This one is for Lometa’s Perfect Puppy

Man, I gotta dig deep in the archives of my brain to remember my first puppy. It was so long ago that the memories, while certainly faded over time, seem to somehow have been reincarnated.

I must’ve been maybe somewhere between 10 and 12 years old and I used to help this lady, whose names escapes me due to the passage of time, walk her dog. Funny, I can clearly remember the dog though. Its name was Suzie and it was sort of a black lab mix. Friendly as hell and quiet to boot. I don’t this dog ever made a sound other than panting after running around in the park.

Anyway, growing up in a section of Brooklyn called Bay Ridge, we were fortunate enough to live very close to Shore Road Park. It was a (and hopefully still is) a huge expanse of green in the middle of concrete. From the park, if you looked one way, you could see the Statue of Liberty and the buildings of downtown Manhattan. If you looked the other, you’d see the Verrrazano Narrows Bridge and maybe the spire of the long abandoned parachute jump at Coney Island. Straight ahead lay the shores of Staten Island.

One day, we were taking Suzie for her walk when we came upon a little brown and white puppy. It looked like it had recently been abandoned or lost and was eager to make friends. Suzie’s owner decided to take it home with her and to see if she could find the owners. We put up signs around the neighborhood but nobody called to claim the pup.

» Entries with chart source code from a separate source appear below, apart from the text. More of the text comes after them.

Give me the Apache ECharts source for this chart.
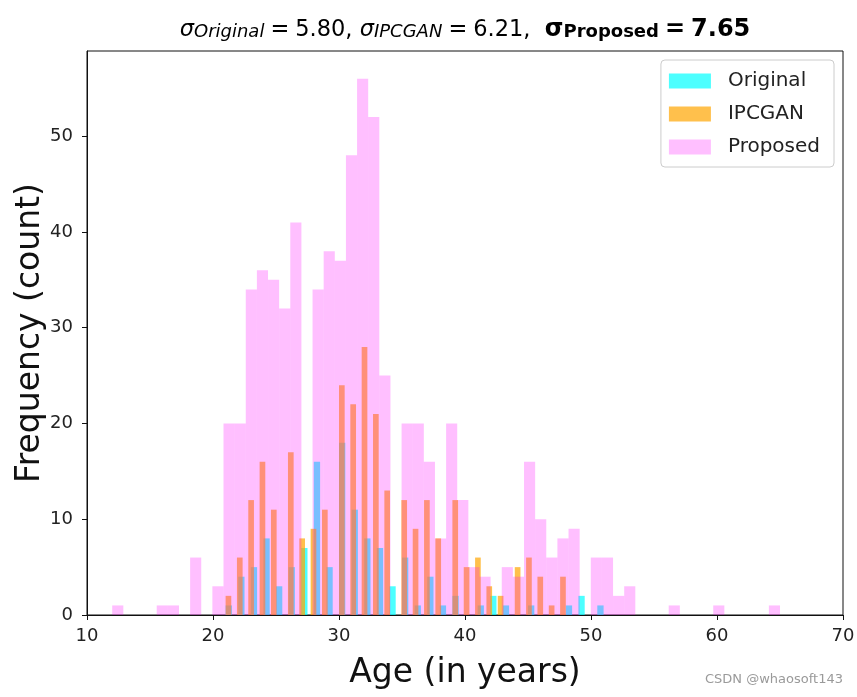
<!DOCTYPE html>
<html><head><meta charset="utf-8">
<script src="https://cdn.jsdelivr.net/npm/echarts@6/dist/echarts.min.js"></script>
<style>html,body{margin:0;padding:0;background:#fff}#c{width:857px;height:697px}</style>
</head><body><div id="c"></div><script>
// ---- data (integer ages and counts, histogrammed with 60 bins each) ----
const originalAges   = [21,22,23,24,25,26,27,28,29,30,31,32,33,34,35,36,37,38,39,40,41,42,43,44,45,46,47,48,49,50,51];
const originalCounts = [ 1, 4, 5, 8, 3, 5, 7,16, 5,18,11, 8, 7, 3, 6, 1, 4, 1, 2, 0, 1, 2, 1, 0, 1, 0, 0, 1, 2, 0, 1];
const ipcganAges     = [21,22,23,24,25,26,27,28,29,30,31,32,33,34,35,36,37,38,39,40,41,42,43,44,45,46,47,48];
const ipcganCounts   = [ 2, 6,12,16,11,17, 8, 9,11,24,22,28,21,13,12, 9,12, 8,12, 5, 6, 3, 2, 5, 6, 4, 1, 4];
const proposedAges   = [12,13,14,15,16,17,18,19,20,21,22,23,24,25,26,27,28,29,30,31,32,33,34,35,36,37,38,39,40,41,42,43,44,45,46,47,48,49,50,51,52,53,54,55,56,57,58,59,60,61,62,63,64,65];
const proposedCounts = [ 1, 0, 0, 0, 1, 1, 0, 6, 3,20,20,34,36,35,32,41,34,38,37,48,56,52,25,20,20,16, 8,20,12, 5, 4, 5, 4,16,10, 6, 8, 9, 6, 6, 2, 3, 0, 0, 0, 1, 0, 0, 1, 0, 0, 0, 0, 1];
const seriesNames = ['Original', 'IPCGAN', 'Proposed'];
const xTicks = [10, 20, 30, 40, 50, 60, 70];
const yTicks = [0, 10, 20, 30, 40, 50];
const NBINS = 60;

function histBars(ages, counts) {
  const lo = Math.min(...ages), hi = Math.max(...ages);
  const out = [];
  ages.forEach((a, i) => {
    if (!counts[i]) return;
    const idx = Math.min(Math.floor((a - lo) * NBINS / (hi - lo)), NBINS - 1);
    out.push([lo + idx * (hi - lo) / NBINS, lo + (idx + 1) * (hi - lo) / NBINS, counts[i]]);
  });
  return out;
}

function renderBar(params, api) {
  const p0 = api.coord([api.value(0), api.value(2)]);
  const p1 = api.coord([api.value(1), 0]);
  return { type: 'rect', shape: { x: p0[0], y: p0[1], width: p1[0] - p0[0], height: p1[1] - p0[1] }, style: api.style() };
}

const colors = ['rgba(0,255,255,0.7)', 'rgba(255,165,0,0.7)', 'rgba(255,0,255,0.25)'];
const datasets = [histBars(originalAges, originalCounts), histBars(ipcganAges, ipcganCounts), histBars(proposedAges, proposedCounts)];

const FONT = 'DejaVu Sans';
const chart = echarts.init(document.getElementById('c'), null, { renderer: 'canvas' });
chart.setOption({
  animation: false,
  backgroundColor: '#fff',
  grid: { left: 87, right: 14, top: 51, bottom: 82, containLabel: false, outerBoundsMode: 'none',
          show: true, borderColor: '#111', borderWidth: 1, backgroundColor: 'transparent' },
  xAxis: {
    type: 'value', min: 10, max: 70, interval: 10,
    name: 'Age (in years)', nameLocation: 'middle', nameGap: 42, nameMoveOverlap: false,
    nameTextStyle: { fontFamily: FONT, fontSize: 33, color: '#111' },
    axisLine: { show: true, lineStyle: { color: '#111', width: 1 } },
    axisTick: { show: true, length: 5, lineStyle: { color: '#111' }, customValues: xTicks },
    axisLabel: { fontFamily: FONT, fontSize: 18, color: '#222', margin: 12, customValues: xTicks },
    splitLine: { show: false }
  },
  yAxis: {
    type: 'value', min: 0, max: 58.9,
    name: 'Frequency (count)', nameLocation: 'middle', nameGap: 40, nameRotate: 90, nameMoveOverlap: false,
    nameTextStyle: { fontFamily: FONT, fontSize: 33, color: '#111' },
    axisLine: { show: true, lineStyle: { color: '#111', width: 1 } },
    axisTick: { show: true, length: 5, lineStyle: { color: '#111' }, customValues: yTicks },
    axisLabel: { fontFamily: FONT, fontSize: 18, color: '#222', margin: 14, customValues: yTicks },
    splitLine: { show: false }
  },
  legend: {
    data: seriesNames, orient: 'vertical', right: 23, top: 60,
    icon: 'rect', itemWidth: 42, itemHeight: 15, itemGap: 13,
    padding: [11, 14, 10, 8],
    backgroundColor: 'rgba(255,255,255,0.8)', borderColor: '#cccccc', borderWidth: 1, borderRadius: 4,
    textStyle: { fontFamily: FONT, fontSize: 20, color: '#222', padding: [0, 0, 0, 12] }
  },
  series: seriesNames.map((n, i) => ({
    type: 'custom', name: n, data: datasets[i], renderItem: renderBar,
    encode: { x: [0, 1], y: 2 }, itemStyle: { color: colors[i] }
  })),
  graphic: [
    {
      type: 'text', x: 465, y: 28,
      style: {
        text: '{m|σ}{sub|Original}{eq|=}{n|5.80, }{m|σ}{sub|IPCGAN}{eq|=}{n|6.21,  }{b|σ}{bsub|Proposed}{beq|=}{b|7.65}',
        align: 'center', verticalAlign: 'middle',
        rich: {
          m: { fontFamily: FONT, fontSize: 22.5, fontStyle: 'italic', color: '#111', lineHeight: 27, verticalAlign: 'bottom' },
          sub: { fontFamily: FONT, fontSize: 18, fontStyle: 'italic', color: '#111', lineHeight: 17, verticalAlign: 'bottom' },
          n: { fontFamily: FONT, fontSize: 22.5, color: '#111', lineHeight: 27, verticalAlign: 'bottom' },
          eq: { fontFamily: FONT, fontSize: 22.5, color: '#111', lineHeight: 27, verticalAlign: 'bottom', padding: [0, 6, 0, 6] },
          b: { fontFamily: FONT, fontSize: 24, fontWeight: 'bold', color: '#111', lineHeight: 27, verticalAlign: 'bottom' },
          beq: { fontFamily: FONT, fontSize: 24, fontWeight: 'bold', color: '#111', lineHeight: 27, verticalAlign: 'bottom', padding: [0, 6, 0, 6] },
          bsub: { fontFamily: FONT, fontSize: 18, fontWeight: 'bold', color: '#111', lineHeight: 17, verticalAlign: 'bottom' }
        }
      }
    },
    {
      type: 'text', x: 843, y: 680,
      style: { text: 'CSDN @whaosoft143', align: 'right', verticalAlign: 'middle', fontFamily: FONT, fontSize: 13, fill: '#9a9a9a' }
    }
  ]
});
</script></body></html>
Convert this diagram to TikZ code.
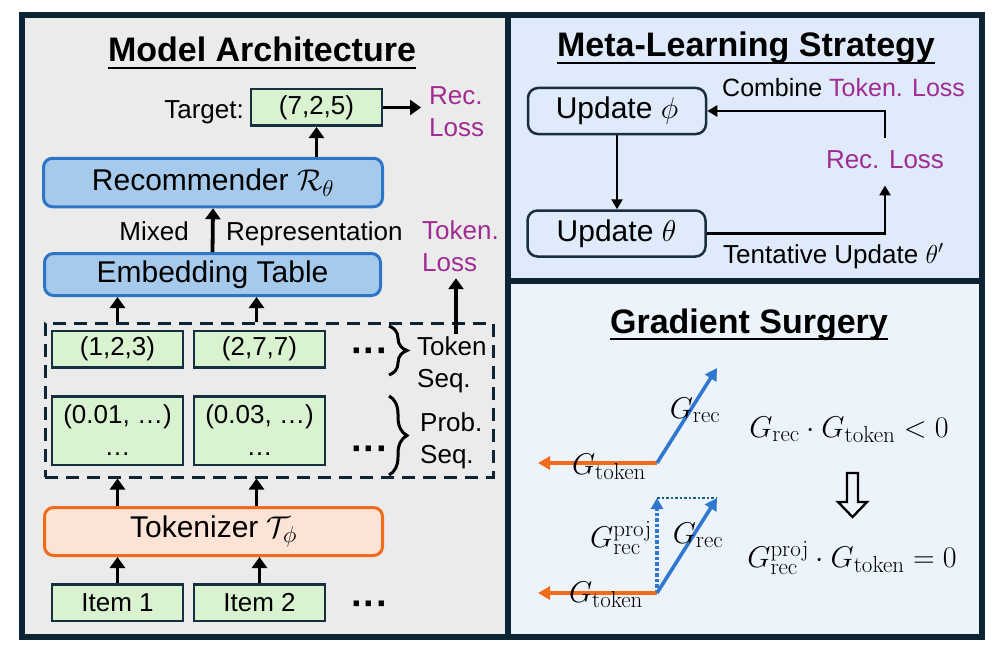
\RequirePackage{fix-cm}
\documentclass[tikz,border=0pt]{standalone}
\usepackage[no-math]{fontspec}
\setmainfont{Liberation Sans}
\usetikzlibrary{arrows.meta,decorations.pathreplacing,calc}
\DeclareMathSizes{30}{30}{23}{17}
\definecolor{framec}{HTML}{0D2434}
\definecolor{leftbg}{HTML}{EBEBEB}
\definecolor{metabg}{HTML}{DFEAFA}
\definecolor{gradbg}{HTML}{EDF3FB}
\definecolor{greenf}{HTML}{D9F2D0}
\definecolor{gedge}{HTML}{163040}
\definecolor{bluef}{HTML}{A6CAEC}
\definecolor{bedge}{HTML}{2F75C6}
\definecolor{orangef}{HTML}{FBE3D6}
\definecolor{oedge}{HTML}{F26A1B}
\definecolor{medge}{HTML}{1A2E3E}
\definecolor{purp}{HTML}{A02B93}
\definecolor{gblue}{HTML}{2F78CE}
\definecolor{dteal}{HTML}{1F5F85}
\newcommand{\fsL}{\fontsize{26}{32}\selectfont}
\newcommand{\fsC}{\fontsize{25}{30}\selectfont}
\newcommand{\fsB}{\fontsize{30}{36}\selectfont}
\newcommand{\fsT}{\fontsize{34}{40}\selectfont}
\newcommand{\fsM}{\fontsize{30}{34}\selectfont}
\newcommand{\fsD}{\fontsize{38}{40}\selectfont\bfseries}
\begin{document}
\begin{tikzpicture}[x=1pt,y=-1pt,
 frame/.style={draw=framec, line width=6pt},
 ttl/.style={font=\fsT\bfseries, inner sep=0pt, anchor=base},
 uline/.style={line width=1.8pt},
 gbox/.style={draw=gedge, line width=2.5pt, fill=greenf, minimum width=131pt, minimum height=36.5pt, inner sep=0pt, font=\fsL},
 bbox/.style={draw=bedge, line width=3pt, fill=bluef, rounded corners=9pt, inner sep=0pt, font=\fsB},
 obox/.style={draw=oedge, line width=3pt, fill=orangef, rounded corners=9pt, inner sep=0pt, font=\fsB},
 mbox/.style={draw=medge, line width=2.5pt, fill=metabg, rounded corners=10pt, minimum width=178pt, minimum height=46pt, inner sep=0pt, font=\fsB},
 lbl/.style={font=\fsL, inner sep=0pt},
 arr/.style={-{Triangle[length=11pt,width=15pt]}, line width=3.8pt},
 marr/.style={-{Triangle[length=10pt,width=11pt]}, line width=2.5pt},
 garr/.style={-{Triangle[length=12pt,width=13pt]}, line width=3.6pt},
 dotsn/.style={font=\fsD, inner sep=0pt, anchor=base},
 brc/.style={decorate, decoration={brace, amplitude=18pt, aspect=0.5}, line width=3pt},
 gm/.style={font=\fsM, inner sep=0pt, anchor=base},
]
\useasboundingbox (0,0) rectangle (995,658);
% panels
\fill[leftbg] (22,15) rectangle (508,637);
\fill[metabg] (508,15) rectangle (982,280.5);
\fill[gradbg] (508,280.5) rectangle (982,637);
\draw[frame] (22,15) rectangle (982,637);
\draw[frame] (508,15) -- (508,637);
\draw[frame] (508,280.5) -- (982,280.5);

% ---------- Model Architecture ----------
\node[ttl] (t1) at (262,62) {Model Architecture};
\draw[uline] ([yshift=-6pt]t1.base west) -- ([yshift=-6pt]t1.base east);

\node[gbox] (target) at (316.5,107.5) {(7,2,5)};
\node[lbl, anchor=base east] (tlab) at (244,118) {Target:};
\coordinate (recend) at (421,108);
\draw[arr] (target.east) -- (target.east -| recend);
\node[lbl, text=purp, align=left, anchor=west] (recloss) at (429,111.7) {Rec.\\Loss};

\node[bbox, minimum width=339pt, minimum height=48.5pt] (rec) at (213,182.5) {Recommender $\mathcal{R}_\theta$};
\draw[arr] (target.south |- rec.north) -- (target.south);

\node[bbox, minimum width=336pt, minimum height=42pt] (emb) at (212.5,274.5) {Embedding Table};
\draw[arr] (emb.north) -- (rec.south);
\node[lbl, anchor=base east] (mixed) at (189,240) {Mixed};
\node[lbl, anchor=base west] (repr) at (226,240) {Representation};
\node[lbl, text=purp, align=left, anchor=west] (tokloss) at (422,246.5) {Token.\\Loss};

\node[draw=framec, dash pattern=on 13pt off 8pt, line width=3pt, minimum width=448pt, minimum height=154pt, inner sep=0pt] (dbox) at (269,400) {};

\node[gbox] (tok1) at (117.5,349) {(1,2,3)};
\node[gbox] (tok2) at (259.5,349) {(2,7,7)};
\node[gbox, minimum height=68.5pt, align=center] (prob1) at (117.5,430.5) {(0.01, …)\\…};
\node[gbox, minimum height=68.5pt, align=center] (prob2) at (259.5,430.5) {(0.03, …)\\…};
\node[dotsn] (d1) at (370,363) {···};
\node[dotsn] (d2) at (370,461) {···};
\node[dotsn] (d3) at (370,616) {···};

\coordinate (b1t) at (389,326);
\coordinate (b1b) at (389,375);
\coordinate (b2t) at (389,396);
\coordinate (b2b) at (389,475);
\draw[brc] (b1t) -- (b1b);
\draw[brc] (b2t) -- (b2b);
\node[lbl, align=left, anchor=west] (tseq) at (417,364.7) {Token\\Seq.};
\node[lbl, align=left, anchor=west] (pseq) at (420,441) {Prob.\\Seq.};

\coordinate (tls) at (456,334);
\draw[arr, shorten >=6pt] (tls) -- (tls |- tokloss.south);

\draw[arr] (tok1.north |- dbox.north) -- (tok1.north |- emb.south);
\draw[arr] ([xshift=-3pt]tok2.north |- dbox.north) -- ([xshift=-3pt]tok2.north |- emb.south);

\node[obox, minimum width=338pt, minimum height=48pt] (tokz) at (213.5,531.5) {Tokenizer $\mathcal{T}_\phi$};
\draw[arr] (tok1.north |- tokz.north) -- (tok1.north |- dbox.south);
\draw[arr] ([xshift=-3pt]tok2.north |- tokz.north) -- ([xshift=-3pt]tok2.north |- dbox.south);

\node[gbox] (item1) at (117.5,602.5) {Item 1};
\node[gbox] (item2) at (259.5,602.5) {Item 2};
\draw[arr] (item1.north) -- (item1.north |- tokz.south);
\draw[arr] (item2.north) -- (item2.north |- tokz.south);

% ---------- Meta-Learning Strategy ----------
\node[ttl] (t2) at (746,57) {Meta-Learning Strategy};
\draw[uline] ([yshift=-6pt]t2.base west) -- ([yshift=-6pt]t2.base east);
\node[mbox] (phi) at (617,111) {Update $\phi$};
\node[mbox] (theta) at (616.5,233.5) {Update $\theta$};
\draw[marr] (phi.south) -- (phi.south |- theta.north);
\node[lbl, text=purp, anchor=base] (rl) at (885,168) {Rec. Loss};
\draw[marr, shorten >=17pt] (theta.east) -| (rl.south);
\draw[marr, shorten <=12pt] (rl.north) |- (phi.east);
\node[font=\fsC, inner sep=0pt, anchor=base west] (comb) at (722,97) {Combine \textcolor{purp}{Token. Loss}};
\node[lbl, anchor=base west] (tent) at (723,263) {Tentative Update $\theta'$};

% ---------- Gradient Surgery ----------
\node[ttl] (t3) at (749,333) {Gradient Surgery};
\draw[uline] ([yshift=-6pt]t3.base west) -- ([yshift=-6pt]t3.base east);

\coordinate (o1) at (657,463);
\coordinate (tokend1) at (538,463);
\coordinate (recend1) at (717,368);
\draw[garr, color=oedge] (o1) -- (tokend1);
\draw[garr, color=gblue] (o1) -- (recend1);
\node[gm] (gt1) at (609,474) {$G_{\mathrm{token}}$};
\node[gm] (gr1) at (695,418) {$G_{\mathrm{rec}}$};
\node[gm] (eq1) at (849,437) {$G_{\mathrm{rec}}\cdot G_{\mathrm{token}}<0$};

\draw[line width=2.3pt, line join=miter] (847,473) -- (858,473) -- (858,502) -- (867,502) -- (852.5,517) -- (838,502) -- (847,502) -- cycle;

\coordinate (o2) at (657,593);
\coordinate (tokend2) at (538,593);
\coordinate (recend2) at (717,498);
\coordinate (projend) at (657,498);
\draw[dotted, line width=3.5pt, color=gblue, -{Triangle[length=11pt,width=12pt]}] (o2) -- (projend);
\draw[dotted, line width=2.5pt, color=dteal] (projend) -- (recend2);
\draw[garr, color=oedge] (o2) -- (tokend2);
\draw[garr, color=gblue] (o2) -- (recend2);
\node[gm] (gp) at (621,547) {$G_{\mathrm{rec}}^{\mathrm{proj}}$};
\node[gm] (gr2) at (698,543) {$G_{\mathrm{rec}}$};
\node[gm] (gt2) at (606,602) {$G_{\mathrm{token}}$};
\node[gm] (eq2) at (852,567) {$G_{\mathrm{rec}}^{\mathrm{proj}}\cdot G_{\mathrm{token}}=0$};
\end{tikzpicture}
\end{document}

Suzie’s owner also lived in a small apartment –too small to house two dogs. And so it was that I approached my Mom and Dad with the idea that we should take the little one in.

My Dad was a hard man. Hard thinking, hard drinking and a self described graduate of the School of Hard Knocks. His first inclination seemed to be to say “No” to any proposal that was put in front of him and when I asked if we could have a puppy I wasn’t all that surprised at the answer.

I remember being heart-broken and I made every excuse that I could think of in trying to get him to change his mind. The answer that came back was always the same. Finally, when my persistence was wearing thin, I finally pleaded with my Dad that he hadn’t even seen the puppy so how did he know he wouldn’t like it.

All it took was one look. Something in that hard man seemed to soften. Maybe it was in his eyes or maybe it was in his heart but something, at least for a short while, changed. My Dad called the dog “Tramp” and he had a home for the next six or seven years until I left to join the service. I can recall the darn thing curled up at my fathers feet at night as he read the paper and the pride that I felt as I walked it around the neighborhood. A boy and his dog so to speak.

So Lometa, maybe that’s the magic of puppies. Somehow they seem to have some kind of innate ability to soften and heal the hardest of hearts and stubbornest of minds and that’s maybe the most perfect thing of all.